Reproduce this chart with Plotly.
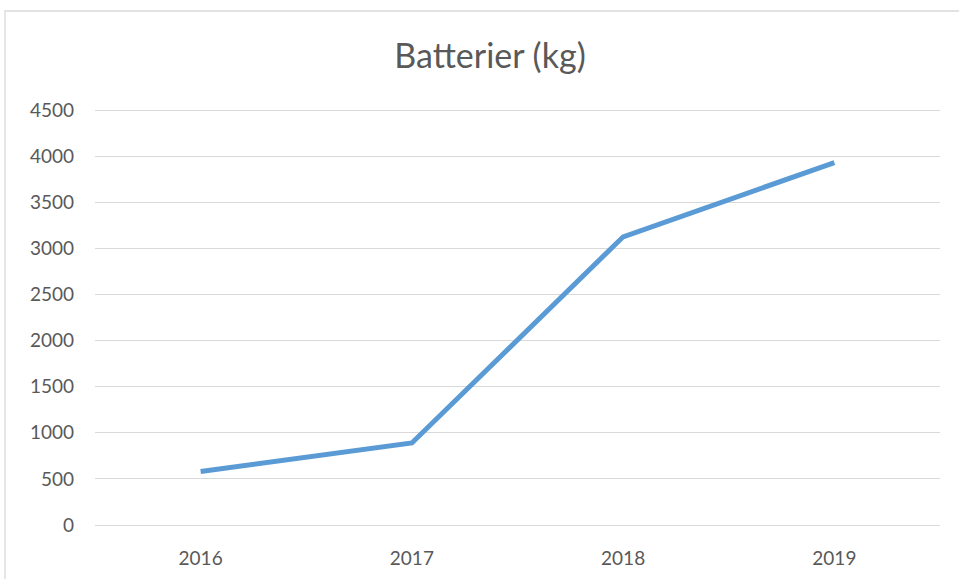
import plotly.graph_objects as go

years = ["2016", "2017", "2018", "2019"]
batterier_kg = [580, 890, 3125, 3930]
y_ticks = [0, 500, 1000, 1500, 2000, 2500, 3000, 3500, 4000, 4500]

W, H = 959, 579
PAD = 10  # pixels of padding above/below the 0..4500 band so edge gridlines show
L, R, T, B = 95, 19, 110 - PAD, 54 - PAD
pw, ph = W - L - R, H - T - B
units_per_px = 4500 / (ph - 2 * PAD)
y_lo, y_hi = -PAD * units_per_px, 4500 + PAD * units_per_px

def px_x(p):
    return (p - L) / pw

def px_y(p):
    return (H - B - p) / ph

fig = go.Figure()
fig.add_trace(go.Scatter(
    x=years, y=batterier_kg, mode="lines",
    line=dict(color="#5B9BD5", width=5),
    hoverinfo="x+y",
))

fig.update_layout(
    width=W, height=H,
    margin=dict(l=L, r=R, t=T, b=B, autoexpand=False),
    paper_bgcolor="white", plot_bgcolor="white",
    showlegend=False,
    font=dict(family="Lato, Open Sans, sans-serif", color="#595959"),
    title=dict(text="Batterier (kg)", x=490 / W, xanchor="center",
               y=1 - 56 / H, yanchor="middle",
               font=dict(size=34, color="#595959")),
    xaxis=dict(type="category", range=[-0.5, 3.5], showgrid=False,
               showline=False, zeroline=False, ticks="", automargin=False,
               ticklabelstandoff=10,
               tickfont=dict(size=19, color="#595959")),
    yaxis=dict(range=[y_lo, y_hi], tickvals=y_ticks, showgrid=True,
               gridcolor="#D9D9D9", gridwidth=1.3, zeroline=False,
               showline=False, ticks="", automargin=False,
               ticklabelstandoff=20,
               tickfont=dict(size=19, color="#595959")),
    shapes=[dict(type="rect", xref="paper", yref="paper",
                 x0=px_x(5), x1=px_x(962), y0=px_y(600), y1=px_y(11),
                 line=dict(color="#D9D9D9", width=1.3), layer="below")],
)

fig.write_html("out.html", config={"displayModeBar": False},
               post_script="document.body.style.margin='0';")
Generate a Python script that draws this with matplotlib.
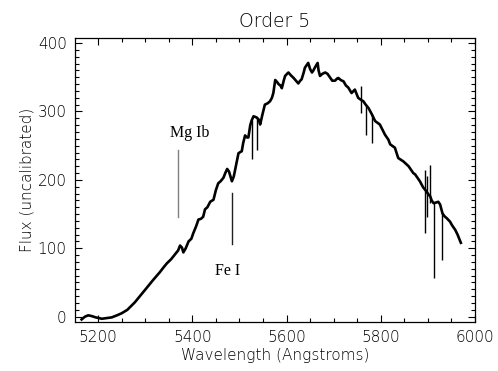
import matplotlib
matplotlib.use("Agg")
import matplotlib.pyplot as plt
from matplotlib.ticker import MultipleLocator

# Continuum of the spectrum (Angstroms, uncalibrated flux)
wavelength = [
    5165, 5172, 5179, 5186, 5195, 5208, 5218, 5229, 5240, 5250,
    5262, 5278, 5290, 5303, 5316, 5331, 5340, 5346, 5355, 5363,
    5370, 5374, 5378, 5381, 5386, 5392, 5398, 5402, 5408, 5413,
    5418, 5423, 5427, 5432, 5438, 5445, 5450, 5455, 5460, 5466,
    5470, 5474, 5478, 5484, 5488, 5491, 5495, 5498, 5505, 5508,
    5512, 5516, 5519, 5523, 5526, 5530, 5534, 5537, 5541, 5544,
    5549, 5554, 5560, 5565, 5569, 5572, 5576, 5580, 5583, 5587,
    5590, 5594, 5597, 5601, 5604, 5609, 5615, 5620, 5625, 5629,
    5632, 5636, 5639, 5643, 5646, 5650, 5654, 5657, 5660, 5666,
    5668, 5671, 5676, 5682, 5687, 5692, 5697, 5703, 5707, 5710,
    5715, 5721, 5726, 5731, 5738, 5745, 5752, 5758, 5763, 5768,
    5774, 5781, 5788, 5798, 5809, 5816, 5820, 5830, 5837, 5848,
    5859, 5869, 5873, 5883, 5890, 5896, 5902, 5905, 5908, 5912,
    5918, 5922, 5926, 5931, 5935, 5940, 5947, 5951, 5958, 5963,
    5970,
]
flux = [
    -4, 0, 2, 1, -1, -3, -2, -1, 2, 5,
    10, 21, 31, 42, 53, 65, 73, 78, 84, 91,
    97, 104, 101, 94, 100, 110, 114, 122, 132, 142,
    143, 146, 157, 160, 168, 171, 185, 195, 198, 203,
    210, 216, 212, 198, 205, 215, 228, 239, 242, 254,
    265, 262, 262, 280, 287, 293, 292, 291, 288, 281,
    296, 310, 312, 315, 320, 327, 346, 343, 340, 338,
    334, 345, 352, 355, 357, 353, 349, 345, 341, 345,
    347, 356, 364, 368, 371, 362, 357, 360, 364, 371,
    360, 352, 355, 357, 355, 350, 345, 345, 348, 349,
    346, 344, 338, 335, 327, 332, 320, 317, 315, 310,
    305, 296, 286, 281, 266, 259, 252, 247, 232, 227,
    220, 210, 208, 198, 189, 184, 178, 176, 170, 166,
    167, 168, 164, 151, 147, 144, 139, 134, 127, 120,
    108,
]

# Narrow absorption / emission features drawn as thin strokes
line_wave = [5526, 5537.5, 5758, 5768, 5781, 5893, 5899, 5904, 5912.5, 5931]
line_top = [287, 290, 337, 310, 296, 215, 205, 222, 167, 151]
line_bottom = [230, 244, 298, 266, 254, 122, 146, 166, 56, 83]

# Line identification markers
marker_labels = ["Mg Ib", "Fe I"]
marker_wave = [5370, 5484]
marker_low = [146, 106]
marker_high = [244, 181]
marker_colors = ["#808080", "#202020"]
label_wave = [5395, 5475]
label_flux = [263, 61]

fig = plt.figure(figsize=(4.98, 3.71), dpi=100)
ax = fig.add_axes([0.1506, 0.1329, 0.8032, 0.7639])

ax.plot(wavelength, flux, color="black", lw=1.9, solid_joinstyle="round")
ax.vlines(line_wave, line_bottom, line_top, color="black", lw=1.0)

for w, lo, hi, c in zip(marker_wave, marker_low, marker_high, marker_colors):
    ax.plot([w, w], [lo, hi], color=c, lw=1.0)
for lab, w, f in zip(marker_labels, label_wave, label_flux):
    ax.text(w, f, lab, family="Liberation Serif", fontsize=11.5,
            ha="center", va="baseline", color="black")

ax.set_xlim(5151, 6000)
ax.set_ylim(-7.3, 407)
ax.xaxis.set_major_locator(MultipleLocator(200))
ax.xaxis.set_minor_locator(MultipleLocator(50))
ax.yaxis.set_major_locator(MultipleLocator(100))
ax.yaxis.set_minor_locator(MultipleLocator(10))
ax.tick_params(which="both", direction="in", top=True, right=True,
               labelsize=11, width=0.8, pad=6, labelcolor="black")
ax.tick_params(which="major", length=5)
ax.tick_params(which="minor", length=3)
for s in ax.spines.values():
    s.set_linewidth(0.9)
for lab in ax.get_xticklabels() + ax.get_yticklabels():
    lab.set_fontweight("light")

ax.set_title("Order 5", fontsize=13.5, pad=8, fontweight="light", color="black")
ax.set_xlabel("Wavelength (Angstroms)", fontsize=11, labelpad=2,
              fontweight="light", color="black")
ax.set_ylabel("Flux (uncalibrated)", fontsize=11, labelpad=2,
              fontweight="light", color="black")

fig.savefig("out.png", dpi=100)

----------------------------------------

STATED PROBLEM | From the records above, copy only the lines running from the line containing "Generate a Python" to the line containing "from matplotlib.ticker import MultipleLocator", both ends included. Leave the pictures out.

ANSWER |
Generate a Python script that draws this with matplotlib.
import matplotlib
matplotlib.use("Agg")
import matplotlib.pyplot as plt
from matplotlib.ticker import MultipleLocator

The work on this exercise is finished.